I gently suggested that supervisory experience shouldn’t really be the deal breaker in making her decision. In fact, just the opposite in some ways. We could use more people on council not looking to play boss.
After listening to my off-the-cuff spiel, the woman nodded her head thoughtfully before telling me that she had a bad habit of ‘self-exclusion’. “I tend to eliminate myself from consideration.”
And my heart grew at least 3 times.
The fact is, there’s probably a pretty short shortlist already drawn up to fill the ward 3 vacancy. Less than 10% of the people thinking about applying for the position have even the slimmest of slim hopes in hell of getting the appointment. Probably closer to 5%. That’s just the nature of the beast and probably how it should be. Even a placeholder councillor is too important a role to fill haphazardly or as a lark.
How many of these possible applicants know that? Tough to say. It’s difficult to imagine anyone unaware of the most basic functions of city council would be in the know enough to realize their bid was an impossibly long long shot. Cynicism comes easily in politics, though, so perhaps some were there just to confirm their belief about how corrupt our political system was.
That’s the easy route down the rabbit hole leading to apathy and disinterest. It’s not only uninteresting. It’s harmful in its toxicity.

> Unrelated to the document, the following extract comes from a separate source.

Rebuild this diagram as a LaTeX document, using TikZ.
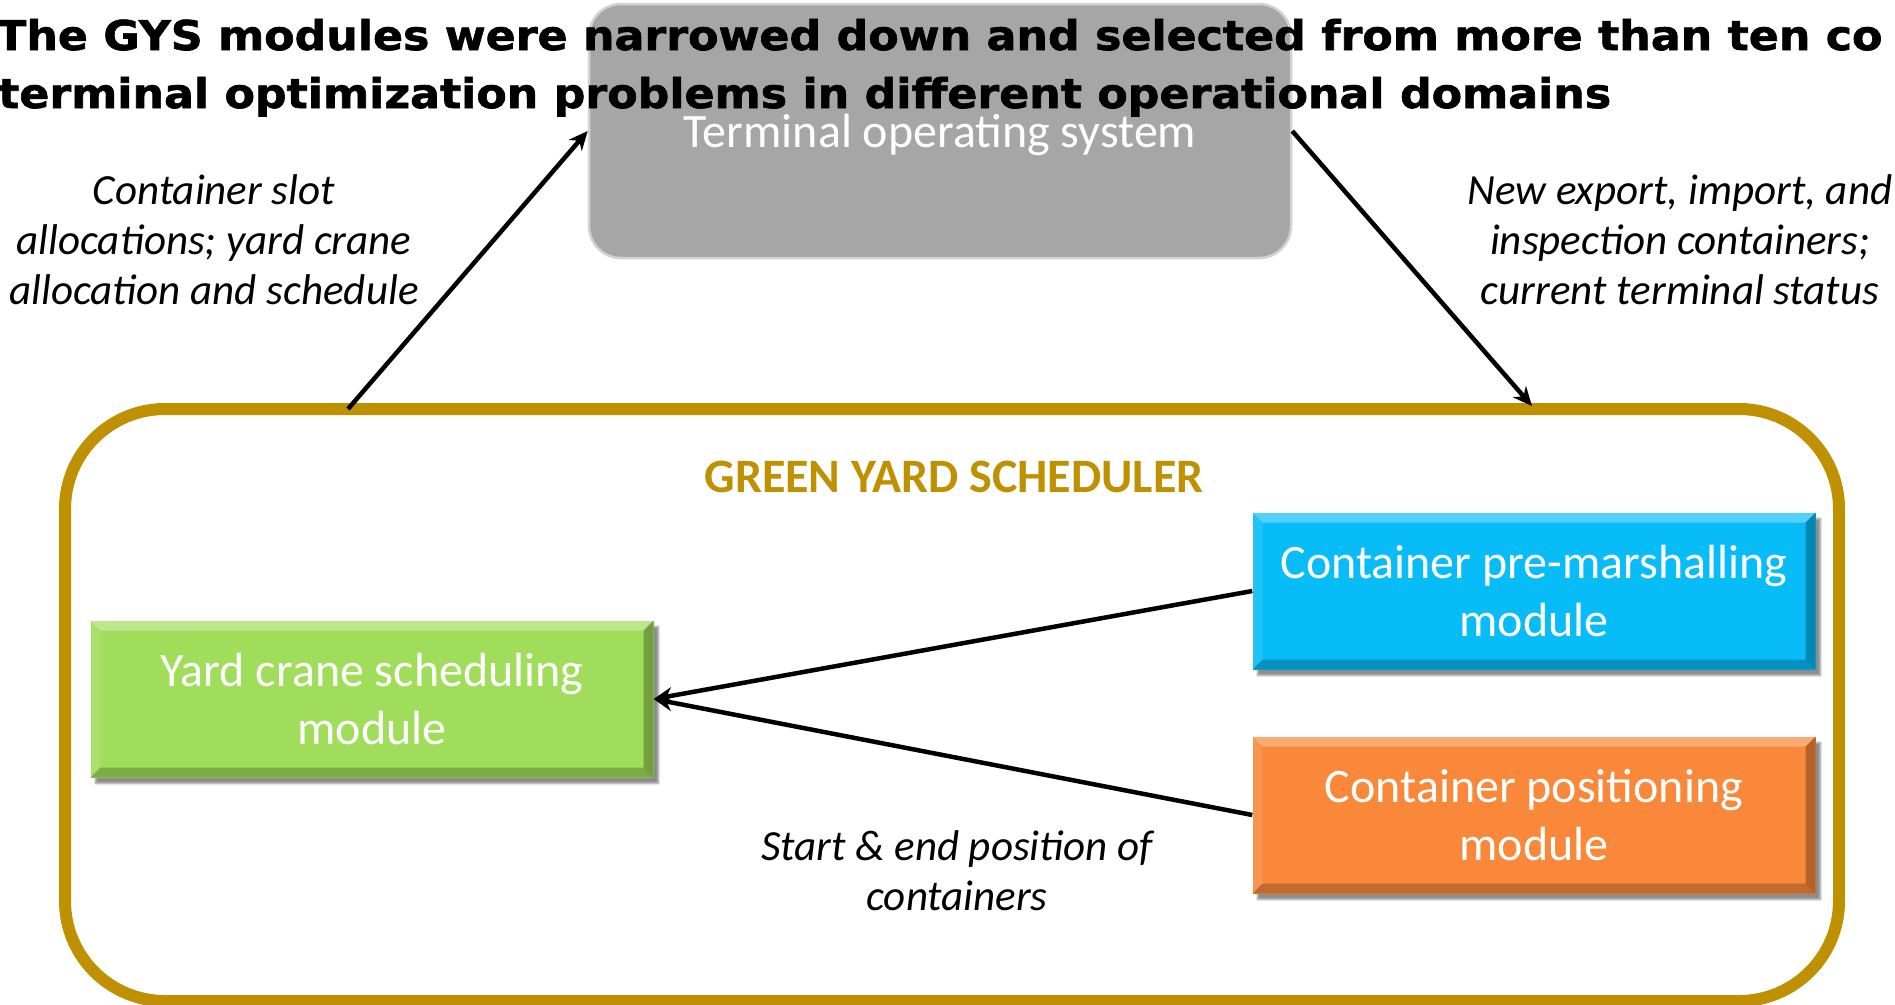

And still, at least a couple people – I suspect I’m grossly underestimating here based purely on anecdotal evidence from one night of crowd watching — remain immune to such civic poison through either sheer naïveté or a simple refusal to roll over and play dead, and they take their time to at least consider throwing their hat into the ring of municipal politics. That’s where it starts. That’s what we need to embrace.
All the rest is just noisy bullshit.